_Data segment_
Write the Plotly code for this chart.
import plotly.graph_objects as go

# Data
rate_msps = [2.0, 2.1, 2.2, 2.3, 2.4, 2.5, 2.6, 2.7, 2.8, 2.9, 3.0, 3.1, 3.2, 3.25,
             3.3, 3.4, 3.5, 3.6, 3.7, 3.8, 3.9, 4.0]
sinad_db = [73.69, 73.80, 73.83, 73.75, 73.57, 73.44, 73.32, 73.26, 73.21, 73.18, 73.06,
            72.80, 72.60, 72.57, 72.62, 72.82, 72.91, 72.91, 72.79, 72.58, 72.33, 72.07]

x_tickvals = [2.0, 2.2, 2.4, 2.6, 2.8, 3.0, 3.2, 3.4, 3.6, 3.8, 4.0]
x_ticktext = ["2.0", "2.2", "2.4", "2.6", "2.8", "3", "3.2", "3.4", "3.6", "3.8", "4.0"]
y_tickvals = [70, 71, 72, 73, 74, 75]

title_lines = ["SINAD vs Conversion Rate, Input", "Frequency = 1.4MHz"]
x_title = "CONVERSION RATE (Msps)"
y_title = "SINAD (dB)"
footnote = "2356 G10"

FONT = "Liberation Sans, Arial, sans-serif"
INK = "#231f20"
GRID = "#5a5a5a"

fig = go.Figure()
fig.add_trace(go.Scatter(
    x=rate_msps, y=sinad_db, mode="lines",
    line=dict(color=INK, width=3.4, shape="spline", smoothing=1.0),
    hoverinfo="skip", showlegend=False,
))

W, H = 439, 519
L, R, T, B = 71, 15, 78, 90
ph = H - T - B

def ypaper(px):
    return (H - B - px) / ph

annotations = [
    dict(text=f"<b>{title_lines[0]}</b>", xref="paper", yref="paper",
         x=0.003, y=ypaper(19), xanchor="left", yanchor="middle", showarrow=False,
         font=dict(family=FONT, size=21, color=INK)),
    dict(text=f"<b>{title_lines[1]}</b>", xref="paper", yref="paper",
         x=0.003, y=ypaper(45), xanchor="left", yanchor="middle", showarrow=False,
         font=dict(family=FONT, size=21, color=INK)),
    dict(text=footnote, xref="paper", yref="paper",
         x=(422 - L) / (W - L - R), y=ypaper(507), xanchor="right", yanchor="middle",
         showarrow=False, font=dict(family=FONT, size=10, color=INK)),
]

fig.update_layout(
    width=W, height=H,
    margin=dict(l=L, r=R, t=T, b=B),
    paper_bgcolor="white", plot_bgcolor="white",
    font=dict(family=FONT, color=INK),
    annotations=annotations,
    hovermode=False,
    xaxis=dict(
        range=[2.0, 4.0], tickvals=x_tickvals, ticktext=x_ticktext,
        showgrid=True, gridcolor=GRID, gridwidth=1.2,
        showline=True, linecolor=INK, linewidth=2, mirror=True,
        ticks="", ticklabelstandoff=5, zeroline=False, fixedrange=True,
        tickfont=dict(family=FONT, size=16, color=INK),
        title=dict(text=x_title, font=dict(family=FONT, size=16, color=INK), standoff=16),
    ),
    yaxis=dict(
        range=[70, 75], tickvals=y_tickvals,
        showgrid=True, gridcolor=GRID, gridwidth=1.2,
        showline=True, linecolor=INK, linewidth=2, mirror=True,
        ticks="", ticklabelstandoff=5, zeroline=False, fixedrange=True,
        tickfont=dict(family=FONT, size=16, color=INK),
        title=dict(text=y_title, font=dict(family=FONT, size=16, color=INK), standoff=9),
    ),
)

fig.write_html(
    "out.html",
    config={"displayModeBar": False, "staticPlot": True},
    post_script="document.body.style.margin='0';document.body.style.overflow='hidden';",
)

_Given task_
Return the listing above in full, character for character.

_Solution to the exercise_
Write the Plotly code for this chart.
import plotly.graph_objects as go

# Data
rate_msps = [2.0, 2.1, 2.2, 2.3, 2.4, 2.5, 2.6, 2.7, 2.8, 2.9, 3.0, 3.1, 3.2, 3.25,
             3.3, 3.4, 3.5, 3.6, 3.7, 3.8, 3.9, 4.0]
sinad_db = [73.69, 73.80, 73.83, 73.75, 73.57, 73.44, 73.32, 73.26, 73.21, 73.18, 73.06,
            72.80, 72.60, 72.57, 72.62, 72.82, 72.91, 72.91, 72.79, 72.58, 72.33, 72.07]

x_tickvals = [2.0, 2.2, 2.4, 2.6, 2.8, 3.0, 3.2, 3.4, 3.6, 3.8, 4.0]
x_ticktext = ["2.0", "2.2", "2.4", "2.6", "2.8", "3", "3.2", "3.4", "3.6", "3.8", "4.0"]
y_tickvals = [70, 71, 72, 73, 74, 75]

title_lines = ["SINAD vs Conversion Rate, Input", "Frequency = 1.4MHz"]
x_title = "CONVERSION RATE (Msps)"
y_title = "SINAD (dB)"
footnote = "2356 G10"

FONT = "Liberation Sans, Arial, sans-serif"
INK = "#231f20"
GRID = "#5a5a5a"

fig = go.Figure()
fig.add_trace(go.Scatter(
    x=rate_msps, y=sinad_db, mode="lines",
    line=dict(color=INK, width=3.4, shape="spline", smoothing=1.0),
    hoverinfo="skip", showlegend=False,
))

W, H = 439, 519
L, R, T, B = 71, 15, 78, 90
ph = H - T - B

def ypaper(px):
    return (H - B - px) / ph

annotations = [
    dict(text=f"<b>{title_lines[0]}</b>", xref="paper", yref="paper",
         x=0.003, y=ypaper(19), xanchor="left", yanchor="middle", showarrow=False,
         font=dict(family=FONT, size=21, color=INK)),
    dict(text=f"<b>{title_lines[1]}</b>", xref="paper", yref="paper",
         x=0.003, y=ypaper(45), xanchor="left", yanchor="middle", showarrow=False,
         font=dict(family=FONT, size=21, color=INK)),
    dict(text=footnote, xref="paper", yref="paper",
         x=(422 - L) / (W - L - R), y=ypaper(507), xanchor="right", yanchor="middle",
         showarrow=False, font=dict(family=FONT, size=10, color=INK)),
]

fig.update_layout(
    width=W, height=H,
    margin=dict(l=L, r=R, t=T, b=B),
    paper_bgcolor="white", plot_bgcolor="white",
    font=dict(family=FONT, color=INK),
    annotations=annotations,
    hovermode=False,
    xaxis=dict(
        range=[2.0, 4.0], tickvals=x_tickvals, ticktext=x_ticktext,
        showgrid=True, gridcolor=GRID, gridwidth=1.2,
        showline=True, linecolor=INK, linewidth=2, mirror=True,
        ticks="", ticklabelstandoff=5, zeroline=False, fixedrange=True,
        tickfont=dict(family=FONT, size=16, color=INK),
        title=dict(text=x_title, font=dict(family=FONT, size=16, color=INK), standoff=16),
    ),
    yaxis=dict(
        range=[70, 75], tickvals=y_tickvals,
        showgrid=True, gridcolor=GRID, gridwidth=1.2,
        showline=True, linecolor=INK, linewidth=2, mirror=True,
        ticks="", ticklabelstandoff=5, zeroline=False, fixedrange=True,
        tickfont=dict(family=FONT, size=16, color=INK),
        title=dict(text=y_title, font=dict(family=FONT, size=16, color=INK), standoff=9),
    ),
)

fig.write_html(
    "out.html",
    config={"displayModeBar": False, "staticPlot": True},
    post_script="document.body.style.margin='0';document.body.style.overflow='hidden';",
)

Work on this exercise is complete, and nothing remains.